How to calculate credit card costs
Use the credit card calculator above to help work out the costs of owning a credit card and how much interest you will pay.
Our credit card calculator will show you how long it will take you to pay off your balance based on what you repay each month, and how much it will cost you overall.
Just enter your current balance, APR and monthly repayments. You can then adjust your monthly repayments to see how paying more or less each month will change your debt.
How does credit card interest work?
Credit card interest is typically charged on a monthly basis as a percentage of your balance. Your balance is spending made on the credit card that you haven’t paid off.
Typically most purchases you make on your card will be free of interest charges for 56 days after the purchase, but if you haven’t paid them off in that period the interest charges are backdated. Some cards also offer specific ‘0% purchase’ periods that let you pay no interest for longer.
You can avoid paying interest on your balance by paying it off in full and before the end of the month. If you can’t pay it off in full then your balance will accumulate interest charges.
If you fail to make a payment then it’s likely you will be charged interest and a penalty fee, and it will show up on your credit report, negatively affecting your credit score.
The more you can pay back each month, the less interest you will end up paying overall. The longer you take to pay off your balance, the more you will end up paying.
Interest is different from the Annual Percentage Rate (APR), which factors in a number of costs, not just the rate on purchases, balance transfers, but also annual fees, if applicable.
The results from the credit card calculator are representative and not a guarantee of the exact figure you will end up paying.
Should I just make the minimum repayments?
No. In the world of credit cards one of the worst things you can do if just make your minimum repayments. Minimum repayments are just that – the bare minimum – and are a sure-fire way of paying too much interest.
Paying off your debt using minimum payments ensures that your debt will last as long as possible, and the credit company will charge you the maximum amount of interest.
How can I pay less interest?
There are two main ways to pay less interest: pay more a month or transfer to a balance transfer card
Increasing your monthly payments will always be beneficial to your credit card debt as it will speed up how quickly you can pay your card off and therefore reduce the amount you pay in interest overall.

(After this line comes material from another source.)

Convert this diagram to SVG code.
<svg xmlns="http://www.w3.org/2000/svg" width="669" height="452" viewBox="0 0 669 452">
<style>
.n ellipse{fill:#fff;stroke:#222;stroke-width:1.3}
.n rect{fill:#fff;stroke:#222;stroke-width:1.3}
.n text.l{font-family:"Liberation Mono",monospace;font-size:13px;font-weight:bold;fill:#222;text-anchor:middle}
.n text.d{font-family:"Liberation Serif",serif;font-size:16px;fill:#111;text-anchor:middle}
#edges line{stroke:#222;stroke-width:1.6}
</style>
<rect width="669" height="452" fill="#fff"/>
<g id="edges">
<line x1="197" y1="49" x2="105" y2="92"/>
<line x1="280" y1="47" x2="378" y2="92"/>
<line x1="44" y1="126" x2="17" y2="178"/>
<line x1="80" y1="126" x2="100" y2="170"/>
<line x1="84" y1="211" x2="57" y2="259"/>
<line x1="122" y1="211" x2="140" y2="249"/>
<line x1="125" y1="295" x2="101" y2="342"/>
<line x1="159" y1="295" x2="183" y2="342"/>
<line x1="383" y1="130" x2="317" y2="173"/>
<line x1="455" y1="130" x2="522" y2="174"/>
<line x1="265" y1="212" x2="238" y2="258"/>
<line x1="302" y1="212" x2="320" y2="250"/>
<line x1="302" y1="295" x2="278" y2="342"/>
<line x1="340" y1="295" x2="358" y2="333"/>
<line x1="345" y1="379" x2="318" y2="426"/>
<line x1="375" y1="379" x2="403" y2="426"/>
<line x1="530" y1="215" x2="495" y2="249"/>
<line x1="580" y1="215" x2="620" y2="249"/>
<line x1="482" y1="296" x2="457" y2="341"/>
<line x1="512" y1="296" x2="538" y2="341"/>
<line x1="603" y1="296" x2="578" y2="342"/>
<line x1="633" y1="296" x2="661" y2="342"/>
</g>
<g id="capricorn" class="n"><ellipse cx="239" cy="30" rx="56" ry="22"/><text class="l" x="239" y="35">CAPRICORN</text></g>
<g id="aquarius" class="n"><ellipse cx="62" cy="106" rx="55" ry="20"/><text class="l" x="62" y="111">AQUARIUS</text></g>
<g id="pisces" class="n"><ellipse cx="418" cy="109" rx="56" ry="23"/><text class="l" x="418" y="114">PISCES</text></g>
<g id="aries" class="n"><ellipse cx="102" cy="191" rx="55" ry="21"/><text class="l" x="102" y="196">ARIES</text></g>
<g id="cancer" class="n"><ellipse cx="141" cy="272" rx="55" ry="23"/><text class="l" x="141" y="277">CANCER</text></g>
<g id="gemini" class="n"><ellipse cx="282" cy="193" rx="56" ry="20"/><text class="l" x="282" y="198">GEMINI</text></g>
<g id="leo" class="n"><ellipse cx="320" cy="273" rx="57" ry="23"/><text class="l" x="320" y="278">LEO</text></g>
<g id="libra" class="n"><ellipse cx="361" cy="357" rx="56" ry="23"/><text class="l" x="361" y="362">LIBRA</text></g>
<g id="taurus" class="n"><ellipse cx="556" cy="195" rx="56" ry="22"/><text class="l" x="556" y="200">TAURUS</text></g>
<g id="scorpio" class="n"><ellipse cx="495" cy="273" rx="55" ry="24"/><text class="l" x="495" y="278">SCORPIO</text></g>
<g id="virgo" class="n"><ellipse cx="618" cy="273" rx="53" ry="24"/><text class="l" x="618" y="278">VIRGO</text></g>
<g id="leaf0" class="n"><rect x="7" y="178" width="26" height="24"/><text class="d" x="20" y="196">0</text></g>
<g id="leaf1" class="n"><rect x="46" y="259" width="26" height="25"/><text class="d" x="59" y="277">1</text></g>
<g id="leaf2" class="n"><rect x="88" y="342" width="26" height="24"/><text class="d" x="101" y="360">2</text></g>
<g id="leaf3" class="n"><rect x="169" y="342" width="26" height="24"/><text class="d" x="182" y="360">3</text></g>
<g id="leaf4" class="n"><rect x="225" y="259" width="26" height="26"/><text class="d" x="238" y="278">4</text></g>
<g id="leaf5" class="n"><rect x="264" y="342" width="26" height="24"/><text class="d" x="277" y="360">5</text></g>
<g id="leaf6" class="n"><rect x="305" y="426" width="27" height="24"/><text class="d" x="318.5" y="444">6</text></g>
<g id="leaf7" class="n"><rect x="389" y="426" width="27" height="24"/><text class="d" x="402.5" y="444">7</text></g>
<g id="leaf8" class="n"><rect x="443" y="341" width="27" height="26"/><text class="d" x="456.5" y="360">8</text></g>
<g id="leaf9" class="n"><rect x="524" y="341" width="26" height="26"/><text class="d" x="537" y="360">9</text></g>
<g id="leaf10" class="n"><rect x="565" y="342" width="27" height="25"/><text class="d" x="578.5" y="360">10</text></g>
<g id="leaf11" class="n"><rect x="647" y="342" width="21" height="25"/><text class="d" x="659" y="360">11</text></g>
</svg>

Crucially, however, it should be based on what you can afford. There’s no point paying off more of your credit card balance if it leaves you overdrawn at the end of the month, or missing bill payments.
That’s when balance transfer cards can be helpful. If your debt is significant and your struggling to increase your minimum payments you can shift the debt for a one-off fee. That then gives you a grace period, within which you can pay off your debt without worrying about interest payments.

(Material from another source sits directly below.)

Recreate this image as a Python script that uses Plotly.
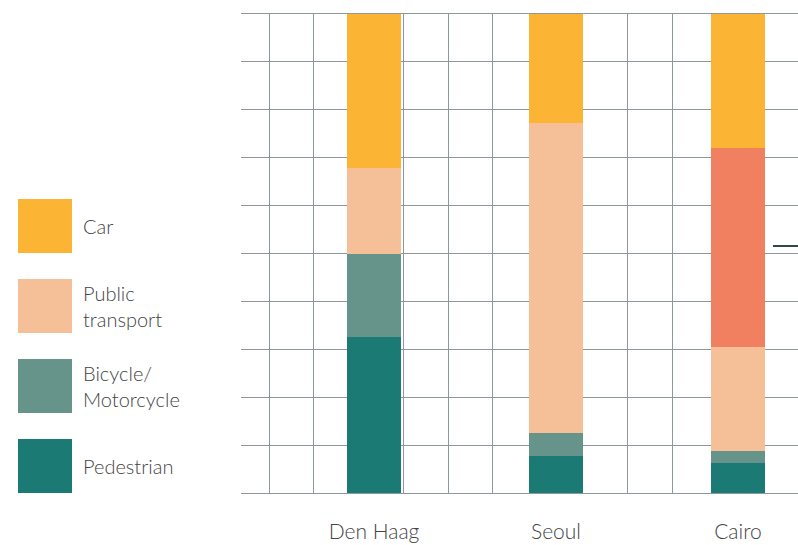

Could a balance transfer card help?
If you’re struggling to pay off your balance and are facing significant interest payments as a result, you could also apply for a balance transfer credit card. Balance transfer cards allow you to transfer your current credit card’s debt over to a new credit card provider. You will usually pay a one-off transfer fee, which can range from around 1% to 3% of the amount you transfer.
Once you’ve transferred the balance, you will be given a longer period of time to pay it off with 0% interest.

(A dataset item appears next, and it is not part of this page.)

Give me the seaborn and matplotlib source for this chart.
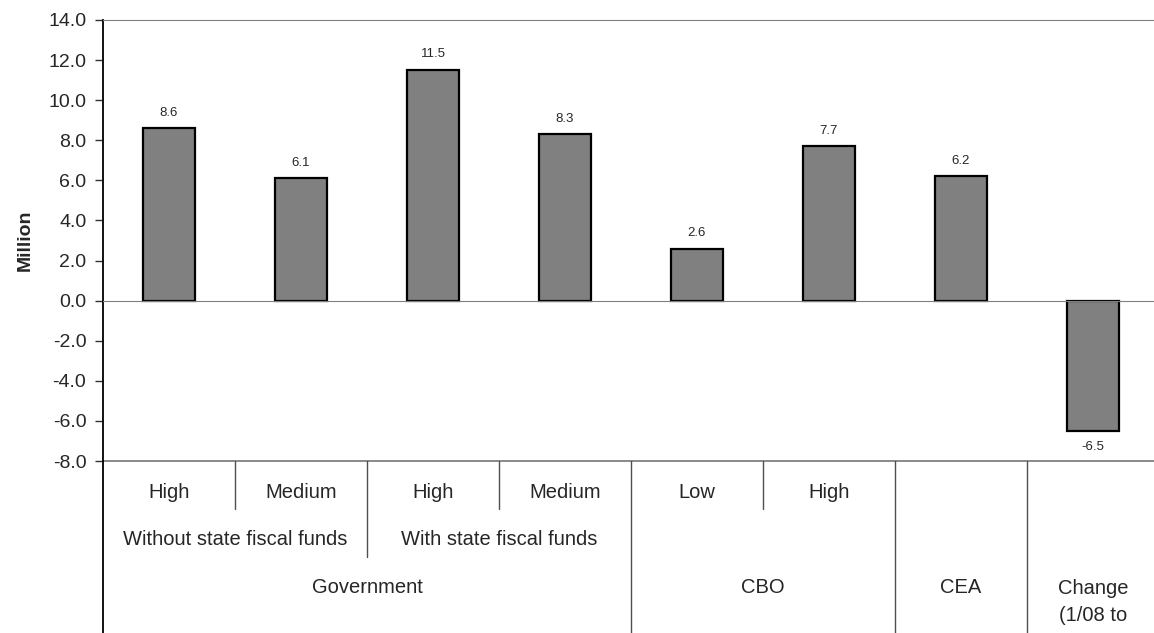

Balance transfer periods range from six months to three years. The longer the balance transfer period, the more likely you are to require a higher credit score.
Why don’t I just keep transferring my debt using balance transfer cards?
Whilst balance transfer cards can be a great fix they aren’t a long-term solution for a number of reasons.
Firstly, you can’t transfer a balance from one provider to a balance transfer card issued by the same provider, so your options are limited.
Secondly, every time you transfer a balance you will most likely be charged a percentage of your balance as a transfer fee.
But most crucially, if you fail to clear the debt within the 0% period your balance transfer card will revert to a standard interest rate. If you can’t then transfer your balance to another provider you will end up paying a lot for your 0% debt.